What is expected:
Retype word for word the first line of the listing and each line after it up to the line with "SX, SY = 11.5, 2.0", with the pictures taken out.

Material provided:

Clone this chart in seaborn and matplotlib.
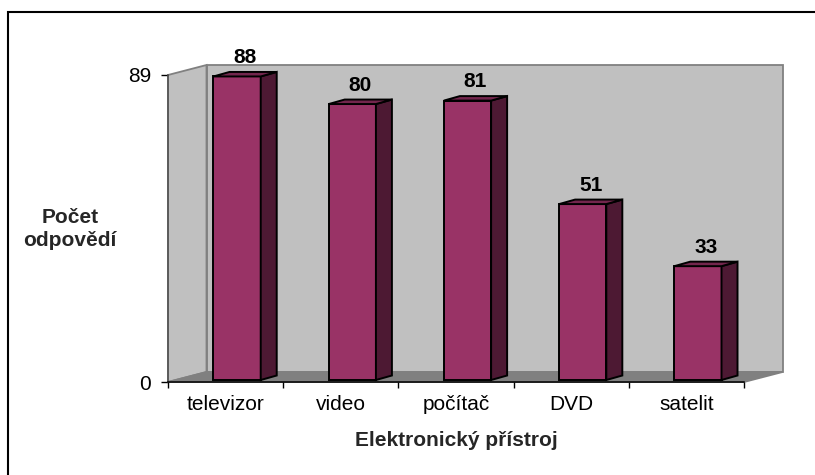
import matplotlib
matplotlib.use("Agg")
import matplotlib.pyplot as plt
import matplotlib.transforms as mtransforms
from matplotlib.patches import Polygon, Rectangle
import seaborn as sns
import pandas as pd

# data
categories = ["televizor", "video", "počítač", "DVD", "satelit"]
counts = [88, 80, 81, 51, 33]
y_ticks = [0, 89]
x_title = "Elektronický přístroj"
y_title = "Počet\nodpovědí"

# colours
FRONT = "#993366"
SIDE = "#4d1933"
TOP = "#73264d"
WALL = "#c0c0c0"
FLOOR = "#808080"
WALL_EDGE = "#808080"

sns.set_theme(style="white")
plt.rcParams["font.family"] = ["Liberation Sans", "DejaVu Sans"]

W, H = 815, 475
fig = plt.figure(figsize=(W / 100, H / 100), dpi=100)
fig.patch.set_facecolor("white")

# plot area in pixels (x from left, y from top)
L, R, T, B = 168, 744, 75, 382
ax = fig.add_axes([L / W, 1 - B / H, (R - L) / W, (B - T) / H])
ax.set_facecolor("none")

# pixel coordinates with y pointing up (same as display coords at dpi 100)
px = mtransforms.Affine2D().scale(1 / W, 1 / H) + fig.transFigure

# depth of the 3-D box and of the columns (pixels)
WX, WY = 38.5, 10.0
DX, DY = 16.0, 4.5
SX, SY = 11.5, 2.0   # columns sit slightly behind the front plane

yb, yt = H - B, H - T
box_style = dict(transform=px, edgecolor=WALL_EDGE, linewidth=1.3, zorder=-2)
fig.add_artist(Rectangle((L + WX, yb + WY), R - L, B - T, facecolor=WALL, **box_style))
fig.add_artist(Polygon([(L, yb), (L, yt), (L + WX, yt + WY), (L + WX, yb + WY)],
                       closed=True, facecolor=WALL, **box_style))
fig.add_artist(Polygon([(L, yb), (L + WX, yb + WY), (R + WX, yb + WY), (R, yb)],
                       closed=True, facecolor=FLOOR, **box_style))

df = pd.DataFrame({"device": categories, "count": counts})
sns.barplot(data=df, x="device", y="count", color=FRONT, saturation=1,
            width=0.41, edgecolor="black", linewidth=1.4, ax=ax, zorder=3)

ax.set_xlim(-0.5, len(categories) - 0.5)
ax.set_ylim(y_ticks[0], y_ticks[-1])

shift = mtransforms.ScaledTranslation(SX / 100, SY / 100, fig.dpi_scale_trans)
for bar, value in zip(ax.patches, counts):
    x0, w, h = bar.get_x(), bar.get_width(), bar.get_height()
    bar.set_transform(ax.transData + shift)
    bx0, by0 = ax.transData.transform((x0, 0))
    bx1, by1 = ax.transData.transform((x0 + w, h))
    bx0, bx1, by0, by1 = bx0 + SX, bx1 + SX, by0 + SY, by1 + SY
    face_style = dict(closed=True, transform=px, edgecolor="black",
                      linewidth=1.4, clip_on=False, zorder=3)
    ax.add_artist(Polygon([(bx1, by0), (bx1 + DX, by0 + DY), (bx1 + DX, by1 + DY), (bx1, by1)],
                          facecolor=SIDE, **face_style))
    ax.add_artist(Polygon([(bx0, by1), (bx1, by1), (bx1 + DX, by1 + DY), (bx0 + DX, by1 + DY)],
                          facecolor=TOP, **face_style))
    ax.annotate(f"{value}", xy=(x0 + w / 2, h), xytext=((SX + DX / 2) * 0.72, (SY + DY + 9) * 0.72),
                textcoords="offset points", ha="center", va="baseline",
                fontsize=15, fontweight="bold", color="black", annotation_clip=False)

# axes, ticks and labels
ax.set_xlabel("")
ax.set_ylabel("")
ax.set_yticks(y_ticks)
ax.set_xticks(range(len(categories)))
ax.set_xticklabels(categories)
ax.set_xticks([i - 0.5 for i in range(len(categories) + 1)], minor=True)
ax.tick_params(axis="x", which="major", length=0, pad=9, labelsize=15, colors="black")
ax.tick_params(axis="x", which="minor", bottom=True, length=4.5, width=1, direction="out", color="black")
ax.tick_params(axis="y", which="major", left=True, length=5, width=1, direction="out",
               color="black", pad=7, labelsize=15, labelcolor="black")
for side in ("top", "right"):
    ax.spines[side].set_visible(False)
ax.spines["bottom"].set_color("black")
ax.spines["bottom"].set_linewidth(1.1)
ax.spines["left"].set_color("#505050")
ax.spines["left"].set_linewidth(1.1)

fig.text(456 / W, 1 - 440 / H, x_title, ha="center", va="center", fontsize=15, fontweight="bold")
fig.text(70 / W, 1 - 229 / H, y_title, ha="center", va="center", multialignment="center",
         linespacing=1.3, fontsize=15, fontweight="bold")

# chart frame
fig.add_artist(Rectangle((8, -20), W + 20, H - 12 + 20, transform=px, fill=False,
                         edgecolor="black", linewidth=1.5, zorder=5))

fig.savefig("out.png", dpi=100)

Full answer:
Clone this chart in seaborn and matplotlib.
import matplotlib
matplotlib.use("Agg")
import matplotlib.pyplot as plt
import matplotlib.transforms as mtransforms
from matplotlib.patches import Polygon, Rectangle
import seaborn as sns
import pandas as pd

# data
categories = ["televizor", "video", "počítač", "DVD", "satelit"]
counts = [88, 80, 81, 51, 33]
y_ticks = [0, 89]
x_title = "Elektronický přístroj"
y_title = "Počet\nodpovědí"

# colours
FRONT = "#993366"
SIDE = "#4d1933"
TOP = "#73264d"
WALL = "#c0c0c0"
FLOOR = "#808080"
WALL_EDGE = "#808080"

sns.set_theme(style="white")
plt.rcParams["font.family"] = ["Liberation Sans", "DejaVu Sans"]

W, H = 815, 475
fig = plt.figure(figsize=(W / 100, H / 100), dpi=100)
fig.patch.set_facecolor("white")

# plot area in pixels (x from left, y from top)
L, R, T, B = 168, 744, 75, 382
ax = fig.add_axes([L / W, 1 - B / H, (R - L) / W, (B - T) / H])
ax.set_facecolor("none")

# pixel coordinates with y pointing up (same as display coords at dpi 100)
px = mtransforms.Affine2D().scale(1 / W, 1 / H) + fig.transFigure

# depth of the 3-D box and of the columns (pixels)
WX, WY = 38.5, 10.0
DX, DY = 16.0, 4.5
SX, SY = 11.5, 2.0   # columns sit slightly behind the front plane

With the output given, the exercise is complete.